Your essay needs to be consistent in tone (formal or informal, familiar or detached, straightforward or ironic). Don’t jump between scholarly and familiar vocabulary and style. To achieve consistency in tone, your diction (word choice) should be consistent in level.
Academic writing generally requires a formal, detached, straightforward tone. Avoid informal language or slang, such as “get together,” “a couple of,” and “go crazy.” Avoid complex terminology or theoretical jargon unless your essay specifically belongs to the school of thought that requires such terminology/jargon.
Substituting synonyms that you find in a thesaurus tends to produce sudden “spikes” in the level of your diction. You should have recourse to a thesaurus only if you can’t remember a word or if you find yourself repeating a word and want to find a synonym to vary your vocabulary. Any word you find in a thesaurus should be checked in a good dictionary. Make sure that you really want to invoke the precise denotation/connotation of that particular word.

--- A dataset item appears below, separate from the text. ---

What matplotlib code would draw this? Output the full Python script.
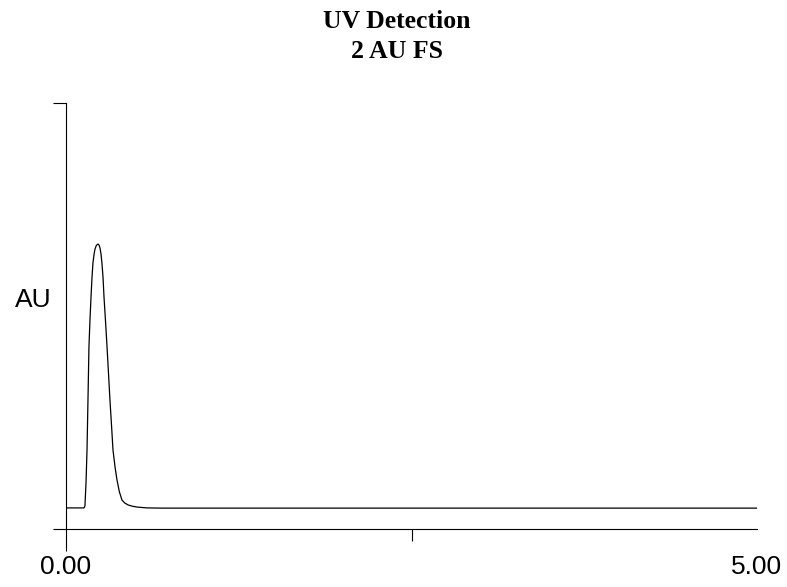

Archaic words usually sound affected, particularly if the rest of the sentence is standard or colloquial in tone: “As was his wont, he bought his matinal coffee at the SUB.” Why not just say, “As usual, he bought his morning coffee at the SUB”? Archaisms are hard to resist if you love Medieval and Renaissance literature, but remember that you are a post-modern person writing about Renaissance writers, not a Renaissance writer yourself.